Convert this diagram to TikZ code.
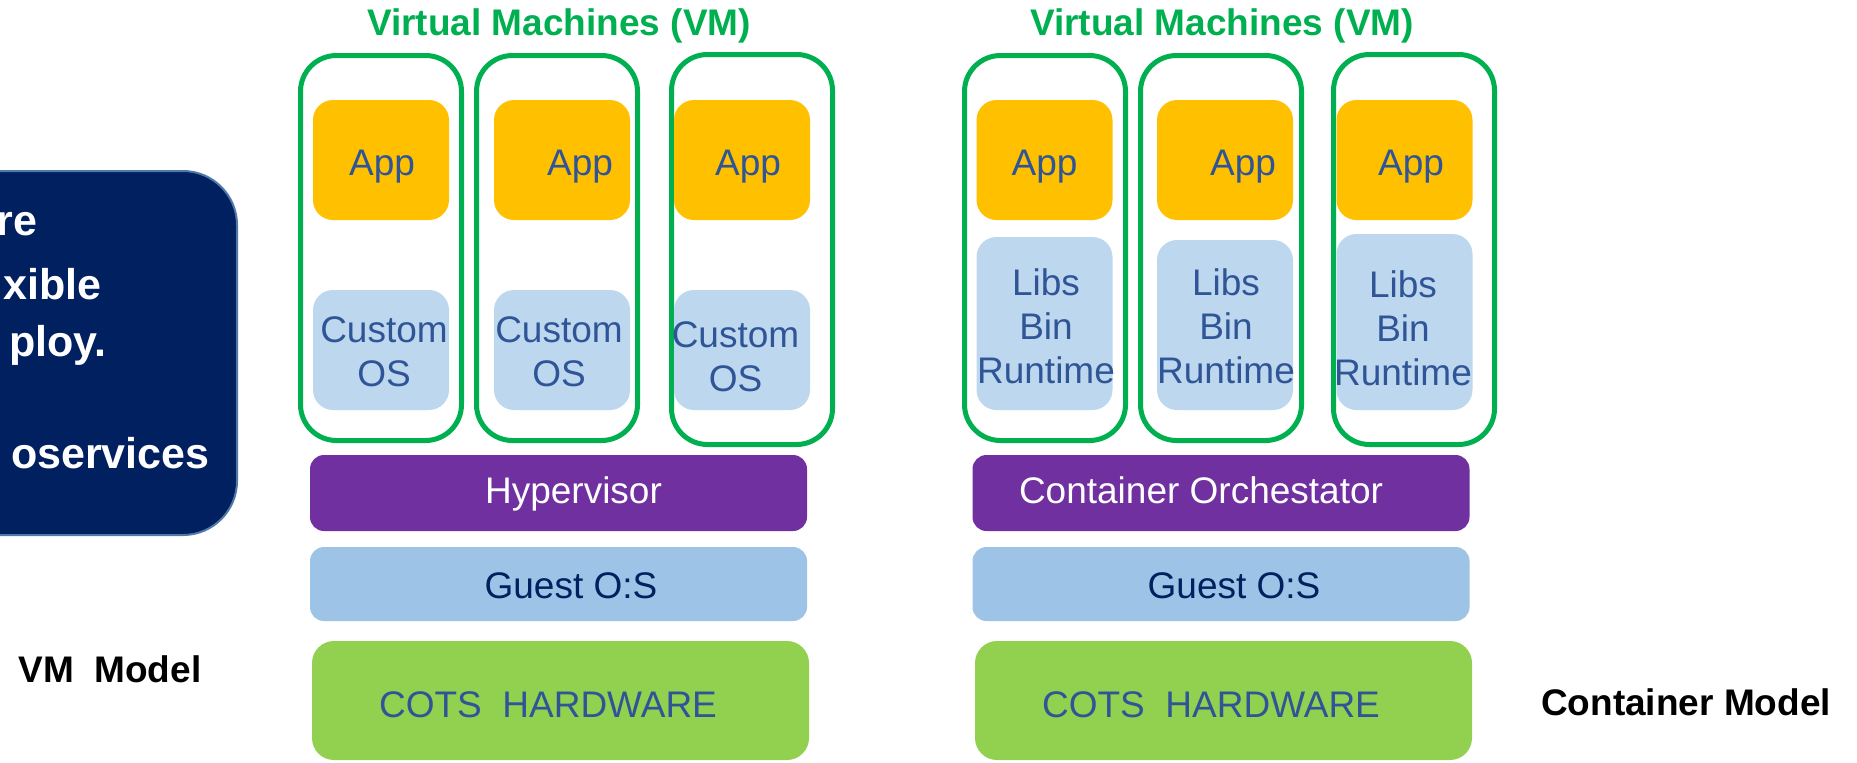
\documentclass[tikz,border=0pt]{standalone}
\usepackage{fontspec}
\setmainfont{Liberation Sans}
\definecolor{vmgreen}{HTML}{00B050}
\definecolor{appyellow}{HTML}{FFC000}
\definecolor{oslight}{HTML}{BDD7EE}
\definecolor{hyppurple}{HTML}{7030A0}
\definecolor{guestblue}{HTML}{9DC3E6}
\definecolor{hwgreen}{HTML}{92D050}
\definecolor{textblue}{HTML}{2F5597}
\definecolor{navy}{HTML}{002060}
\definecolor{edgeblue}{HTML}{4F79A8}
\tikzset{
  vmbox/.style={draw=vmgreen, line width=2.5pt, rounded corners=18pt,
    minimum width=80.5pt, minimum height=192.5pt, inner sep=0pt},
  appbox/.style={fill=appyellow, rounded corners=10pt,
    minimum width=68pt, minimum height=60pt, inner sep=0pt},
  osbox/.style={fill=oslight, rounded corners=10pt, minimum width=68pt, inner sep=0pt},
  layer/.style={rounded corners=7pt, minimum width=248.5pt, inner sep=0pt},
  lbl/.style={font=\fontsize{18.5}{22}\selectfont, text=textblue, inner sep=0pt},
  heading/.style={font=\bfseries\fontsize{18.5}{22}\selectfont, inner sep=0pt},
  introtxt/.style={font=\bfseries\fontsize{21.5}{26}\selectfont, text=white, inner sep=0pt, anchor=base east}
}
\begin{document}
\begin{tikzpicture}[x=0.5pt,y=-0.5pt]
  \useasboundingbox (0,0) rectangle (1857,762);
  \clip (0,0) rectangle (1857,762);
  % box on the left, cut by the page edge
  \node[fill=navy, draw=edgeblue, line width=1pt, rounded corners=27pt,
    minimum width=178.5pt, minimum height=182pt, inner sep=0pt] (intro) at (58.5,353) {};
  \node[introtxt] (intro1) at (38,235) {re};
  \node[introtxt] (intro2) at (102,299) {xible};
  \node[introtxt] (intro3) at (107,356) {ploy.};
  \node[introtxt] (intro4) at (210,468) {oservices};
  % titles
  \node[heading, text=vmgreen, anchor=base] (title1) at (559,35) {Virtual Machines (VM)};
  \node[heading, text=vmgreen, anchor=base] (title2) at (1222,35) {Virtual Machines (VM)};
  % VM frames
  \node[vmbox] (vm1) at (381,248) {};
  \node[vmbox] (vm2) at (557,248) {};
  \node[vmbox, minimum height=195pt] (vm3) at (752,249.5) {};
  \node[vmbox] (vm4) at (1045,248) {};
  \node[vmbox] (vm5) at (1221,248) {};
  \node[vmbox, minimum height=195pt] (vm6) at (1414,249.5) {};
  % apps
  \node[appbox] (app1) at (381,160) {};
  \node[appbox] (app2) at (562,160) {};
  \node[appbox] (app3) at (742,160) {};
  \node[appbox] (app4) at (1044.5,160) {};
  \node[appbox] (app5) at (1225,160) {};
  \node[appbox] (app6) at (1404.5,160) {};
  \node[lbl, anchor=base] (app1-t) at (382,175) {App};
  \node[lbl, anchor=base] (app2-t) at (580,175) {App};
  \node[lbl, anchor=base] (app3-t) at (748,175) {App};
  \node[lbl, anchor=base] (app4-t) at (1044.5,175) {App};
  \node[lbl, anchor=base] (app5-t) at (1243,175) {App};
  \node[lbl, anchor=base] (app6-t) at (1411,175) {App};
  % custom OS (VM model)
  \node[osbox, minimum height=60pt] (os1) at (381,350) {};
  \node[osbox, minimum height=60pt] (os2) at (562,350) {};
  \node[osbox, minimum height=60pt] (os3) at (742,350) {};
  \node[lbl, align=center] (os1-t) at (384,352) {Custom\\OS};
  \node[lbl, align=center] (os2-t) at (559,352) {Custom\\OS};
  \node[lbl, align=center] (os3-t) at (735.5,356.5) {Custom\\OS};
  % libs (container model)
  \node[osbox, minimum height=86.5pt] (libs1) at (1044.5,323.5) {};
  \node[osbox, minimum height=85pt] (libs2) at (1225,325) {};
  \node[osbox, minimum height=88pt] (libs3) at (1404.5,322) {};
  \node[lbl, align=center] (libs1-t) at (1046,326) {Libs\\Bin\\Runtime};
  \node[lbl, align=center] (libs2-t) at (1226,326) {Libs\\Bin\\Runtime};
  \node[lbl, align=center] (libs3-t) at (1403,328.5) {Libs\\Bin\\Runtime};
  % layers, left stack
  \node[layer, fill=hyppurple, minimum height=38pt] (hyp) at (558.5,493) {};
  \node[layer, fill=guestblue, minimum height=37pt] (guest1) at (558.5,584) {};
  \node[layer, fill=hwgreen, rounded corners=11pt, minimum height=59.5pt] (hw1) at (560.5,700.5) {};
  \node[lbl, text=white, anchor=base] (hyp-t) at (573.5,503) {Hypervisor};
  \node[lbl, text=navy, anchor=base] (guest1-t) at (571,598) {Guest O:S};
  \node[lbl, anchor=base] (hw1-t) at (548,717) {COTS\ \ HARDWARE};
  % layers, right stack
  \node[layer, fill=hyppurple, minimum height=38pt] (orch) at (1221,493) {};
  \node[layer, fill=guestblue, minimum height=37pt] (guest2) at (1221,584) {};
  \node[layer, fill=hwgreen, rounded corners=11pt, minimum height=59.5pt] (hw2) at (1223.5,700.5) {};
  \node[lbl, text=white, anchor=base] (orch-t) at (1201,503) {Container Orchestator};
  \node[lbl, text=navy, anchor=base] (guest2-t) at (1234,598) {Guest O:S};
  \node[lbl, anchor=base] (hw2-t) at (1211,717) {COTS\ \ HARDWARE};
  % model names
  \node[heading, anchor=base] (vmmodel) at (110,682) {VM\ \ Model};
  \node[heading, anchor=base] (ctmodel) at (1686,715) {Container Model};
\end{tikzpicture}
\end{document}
========
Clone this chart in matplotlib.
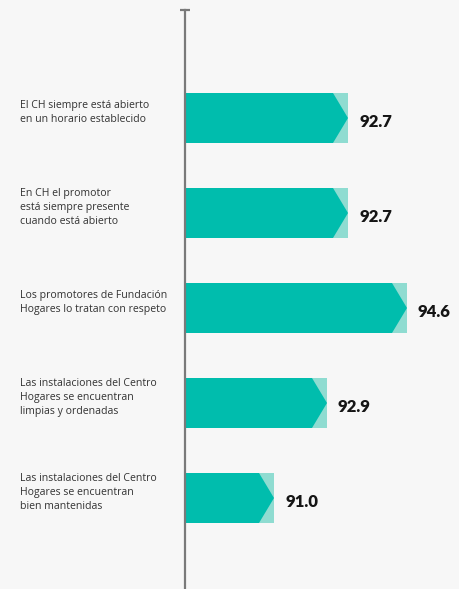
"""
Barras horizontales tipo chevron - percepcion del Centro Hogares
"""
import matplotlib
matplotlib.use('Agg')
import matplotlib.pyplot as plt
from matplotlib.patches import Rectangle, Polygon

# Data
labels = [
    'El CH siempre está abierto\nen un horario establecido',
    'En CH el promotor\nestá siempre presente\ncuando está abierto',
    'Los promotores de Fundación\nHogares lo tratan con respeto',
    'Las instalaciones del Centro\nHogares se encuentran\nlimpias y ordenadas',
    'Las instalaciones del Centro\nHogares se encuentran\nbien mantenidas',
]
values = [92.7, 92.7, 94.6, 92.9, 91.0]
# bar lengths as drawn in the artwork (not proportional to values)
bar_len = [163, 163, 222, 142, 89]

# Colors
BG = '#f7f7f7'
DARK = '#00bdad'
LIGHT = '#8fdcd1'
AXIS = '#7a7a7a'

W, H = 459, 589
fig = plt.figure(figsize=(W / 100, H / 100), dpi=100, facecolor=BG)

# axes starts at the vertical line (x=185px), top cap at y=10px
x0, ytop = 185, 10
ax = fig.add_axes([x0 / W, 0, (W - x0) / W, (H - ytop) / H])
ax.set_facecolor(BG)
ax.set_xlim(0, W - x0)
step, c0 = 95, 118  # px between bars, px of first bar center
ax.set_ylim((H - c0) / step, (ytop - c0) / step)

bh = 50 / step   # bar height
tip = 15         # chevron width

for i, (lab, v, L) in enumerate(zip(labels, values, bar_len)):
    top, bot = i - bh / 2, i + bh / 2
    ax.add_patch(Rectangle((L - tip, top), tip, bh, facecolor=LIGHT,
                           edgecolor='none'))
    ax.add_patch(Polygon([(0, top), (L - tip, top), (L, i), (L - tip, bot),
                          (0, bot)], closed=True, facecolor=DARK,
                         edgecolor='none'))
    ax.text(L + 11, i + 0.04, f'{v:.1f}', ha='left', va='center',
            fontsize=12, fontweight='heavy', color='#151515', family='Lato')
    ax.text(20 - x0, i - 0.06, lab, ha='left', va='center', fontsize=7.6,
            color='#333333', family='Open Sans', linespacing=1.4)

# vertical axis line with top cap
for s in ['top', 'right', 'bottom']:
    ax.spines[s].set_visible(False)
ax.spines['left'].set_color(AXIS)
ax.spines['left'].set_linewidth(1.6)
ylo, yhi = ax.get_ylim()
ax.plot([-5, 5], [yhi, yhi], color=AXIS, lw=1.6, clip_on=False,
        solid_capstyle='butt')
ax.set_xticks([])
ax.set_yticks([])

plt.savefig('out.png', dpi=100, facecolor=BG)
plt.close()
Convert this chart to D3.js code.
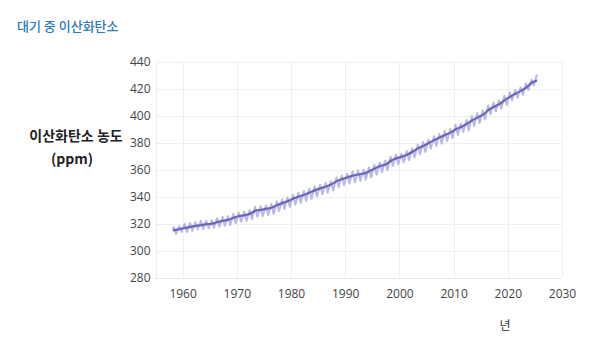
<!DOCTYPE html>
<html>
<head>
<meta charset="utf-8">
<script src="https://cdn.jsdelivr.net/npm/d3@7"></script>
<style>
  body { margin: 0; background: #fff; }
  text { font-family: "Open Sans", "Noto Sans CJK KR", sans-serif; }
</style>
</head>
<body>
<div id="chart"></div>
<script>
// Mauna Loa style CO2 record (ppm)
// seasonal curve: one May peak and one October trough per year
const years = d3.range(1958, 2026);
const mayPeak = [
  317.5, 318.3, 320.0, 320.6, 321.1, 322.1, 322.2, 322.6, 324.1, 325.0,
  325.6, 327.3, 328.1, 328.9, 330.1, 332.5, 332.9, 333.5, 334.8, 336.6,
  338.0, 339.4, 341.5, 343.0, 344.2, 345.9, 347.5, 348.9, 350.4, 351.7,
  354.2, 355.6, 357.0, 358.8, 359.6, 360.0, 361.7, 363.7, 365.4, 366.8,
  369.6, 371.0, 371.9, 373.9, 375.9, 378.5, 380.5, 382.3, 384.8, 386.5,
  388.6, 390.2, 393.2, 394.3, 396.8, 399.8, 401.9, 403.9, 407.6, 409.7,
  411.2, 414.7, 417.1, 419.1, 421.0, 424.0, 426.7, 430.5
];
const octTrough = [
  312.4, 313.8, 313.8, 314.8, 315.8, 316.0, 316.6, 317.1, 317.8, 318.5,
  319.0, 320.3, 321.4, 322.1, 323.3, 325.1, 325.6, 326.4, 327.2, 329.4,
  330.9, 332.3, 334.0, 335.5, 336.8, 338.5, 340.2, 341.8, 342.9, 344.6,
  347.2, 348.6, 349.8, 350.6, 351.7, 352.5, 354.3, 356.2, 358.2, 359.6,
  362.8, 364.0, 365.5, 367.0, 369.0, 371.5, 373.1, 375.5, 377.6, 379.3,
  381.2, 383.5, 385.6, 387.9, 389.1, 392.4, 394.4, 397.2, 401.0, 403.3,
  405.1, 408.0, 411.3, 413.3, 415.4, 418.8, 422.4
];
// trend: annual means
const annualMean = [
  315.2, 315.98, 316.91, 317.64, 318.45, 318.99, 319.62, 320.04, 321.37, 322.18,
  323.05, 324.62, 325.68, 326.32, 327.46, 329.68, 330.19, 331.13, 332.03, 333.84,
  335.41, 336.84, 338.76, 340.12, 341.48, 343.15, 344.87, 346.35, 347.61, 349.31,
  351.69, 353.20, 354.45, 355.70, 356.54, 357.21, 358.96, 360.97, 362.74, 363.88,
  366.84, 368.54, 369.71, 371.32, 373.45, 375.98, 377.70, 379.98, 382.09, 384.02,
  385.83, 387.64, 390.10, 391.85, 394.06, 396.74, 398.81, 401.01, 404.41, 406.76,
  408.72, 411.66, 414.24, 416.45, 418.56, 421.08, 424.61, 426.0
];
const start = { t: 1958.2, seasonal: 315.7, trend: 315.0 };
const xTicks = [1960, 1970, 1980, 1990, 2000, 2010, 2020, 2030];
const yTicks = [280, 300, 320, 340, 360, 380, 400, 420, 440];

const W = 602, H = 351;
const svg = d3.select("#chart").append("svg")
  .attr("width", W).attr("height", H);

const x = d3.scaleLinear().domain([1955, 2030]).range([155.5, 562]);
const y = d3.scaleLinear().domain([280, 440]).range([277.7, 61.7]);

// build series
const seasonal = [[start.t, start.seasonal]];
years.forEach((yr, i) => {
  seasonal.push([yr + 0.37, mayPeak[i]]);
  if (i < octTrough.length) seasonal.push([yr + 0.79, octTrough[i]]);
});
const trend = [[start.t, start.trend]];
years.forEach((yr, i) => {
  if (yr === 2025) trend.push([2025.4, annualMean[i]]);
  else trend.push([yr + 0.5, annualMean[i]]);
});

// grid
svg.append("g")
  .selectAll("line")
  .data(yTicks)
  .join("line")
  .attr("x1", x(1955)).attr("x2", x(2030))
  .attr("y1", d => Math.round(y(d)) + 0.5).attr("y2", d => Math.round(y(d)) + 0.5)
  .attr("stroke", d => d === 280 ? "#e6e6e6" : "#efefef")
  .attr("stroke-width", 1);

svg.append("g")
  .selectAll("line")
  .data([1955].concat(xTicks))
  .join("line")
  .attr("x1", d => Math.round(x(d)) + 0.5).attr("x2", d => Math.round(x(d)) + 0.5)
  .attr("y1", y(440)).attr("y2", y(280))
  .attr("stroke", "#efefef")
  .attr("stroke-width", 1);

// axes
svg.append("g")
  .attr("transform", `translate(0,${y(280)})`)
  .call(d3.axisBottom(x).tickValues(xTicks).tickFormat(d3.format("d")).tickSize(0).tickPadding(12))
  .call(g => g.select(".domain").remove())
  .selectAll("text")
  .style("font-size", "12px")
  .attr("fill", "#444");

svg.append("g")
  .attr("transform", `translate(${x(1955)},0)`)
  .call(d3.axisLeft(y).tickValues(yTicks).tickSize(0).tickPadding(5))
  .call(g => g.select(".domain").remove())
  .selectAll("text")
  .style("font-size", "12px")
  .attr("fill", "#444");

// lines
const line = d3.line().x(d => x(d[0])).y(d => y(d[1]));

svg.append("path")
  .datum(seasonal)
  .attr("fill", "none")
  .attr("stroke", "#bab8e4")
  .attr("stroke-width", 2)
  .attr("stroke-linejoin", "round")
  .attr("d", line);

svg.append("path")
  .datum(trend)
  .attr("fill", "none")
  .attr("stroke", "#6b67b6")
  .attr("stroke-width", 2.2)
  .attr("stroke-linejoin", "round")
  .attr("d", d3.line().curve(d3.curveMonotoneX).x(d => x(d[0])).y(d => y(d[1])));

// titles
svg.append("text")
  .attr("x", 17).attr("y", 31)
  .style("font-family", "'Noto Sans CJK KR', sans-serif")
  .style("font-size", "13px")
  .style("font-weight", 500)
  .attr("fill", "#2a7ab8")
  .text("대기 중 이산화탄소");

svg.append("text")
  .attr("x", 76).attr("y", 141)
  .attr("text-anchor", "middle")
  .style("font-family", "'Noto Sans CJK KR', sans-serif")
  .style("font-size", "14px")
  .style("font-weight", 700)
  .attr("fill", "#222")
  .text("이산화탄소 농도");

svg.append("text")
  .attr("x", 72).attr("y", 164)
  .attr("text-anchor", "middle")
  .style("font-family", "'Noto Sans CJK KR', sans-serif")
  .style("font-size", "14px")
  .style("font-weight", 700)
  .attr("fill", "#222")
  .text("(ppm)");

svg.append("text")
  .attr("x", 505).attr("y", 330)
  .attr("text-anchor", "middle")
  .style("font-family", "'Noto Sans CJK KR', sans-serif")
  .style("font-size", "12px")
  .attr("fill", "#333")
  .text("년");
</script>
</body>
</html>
========
▶ _TASK REQUIREMENTS_
Start at the line with "Clone this chart in matplotlib.", stop at the line with "color='#333333', family='Open Sans', linespacing=1.4)", both lines included, and repeat that span exactly without its pictures.

▶ _THE RESULT_
Clone this chart in matplotlib.
"""
Barras horizontales tipo chevron - percepcion del Centro Hogares
"""
import matplotlib
matplotlib.use('Agg')
import matplotlib.pyplot as plt
from matplotlib.patches import Rectangle, Polygon

# Data
labels = [
    'El CH siempre está abierto\nen un horario establecido',
    'En CH el promotor\nestá siempre presente\ncuando está abierto',
    'Los promotores de Fundación\nHogares lo tratan con respeto',
    'Las instalaciones del Centro\nHogares se encuentran\nlimpias y ordenadas',
    'Las instalaciones del Centro\nHogares se encuentran\nbien mantenidas',
]
values = [92.7, 92.7, 94.6, 92.9, 91.0]
# bar lengths as drawn in the artwork (not proportional to values)
bar_len = [163, 163, 222, 142, 89]

# Colors
BG = '#f7f7f7'
DARK = '#00bdad'
LIGHT = '#8fdcd1'
AXIS = '#7a7a7a'

W, H = 459, 589
fig = plt.figure(figsize=(W / 100, H / 100), dpi=100, facecolor=BG)

# axes starts at the vertical line (x=185px), top cap at y=10px
x0, ytop = 185, 10
ax = fig.add_axes([x0 / W, 0, (W - x0) / W, (H - ytop) / H])
ax.set_facecolor(BG)
ax.set_xlim(0, W - x0)
step, c0 = 95, 118  # px between bars, px of first bar center
ax.set_ylim((H - c0) / step, (ytop - c0) / step)

bh = 50 / step   # bar height
tip = 15         # chevron width

for i, (lab, v, L) in enumerate(zip(labels, values, bar_len)):
    top, bot = i - bh / 2, i + bh / 2
    ax.add_patch(Rectangle((L - tip, top), tip, bh, facecolor=LIGHT,
                           edgecolor='none'))
    ax.add_patch(Polygon([(0, top), (L - tip, top), (L, i), (L - tip, bot),
                          (0, bot)], closed=True, facecolor=DARK,
                         edgecolor='none'))
    ax.text(L + 11, i + 0.04, f'{v:.1f}', ha='left', va='center',
            fontsize=12, fontweight='heavy', color='#151515', family='Lato')
    ax.text(20 - x0, i - 0.06, lab, ha='left', va='center', fontsize=7.6,
            color='#333333', family='Open Sans', linespacing=1.4)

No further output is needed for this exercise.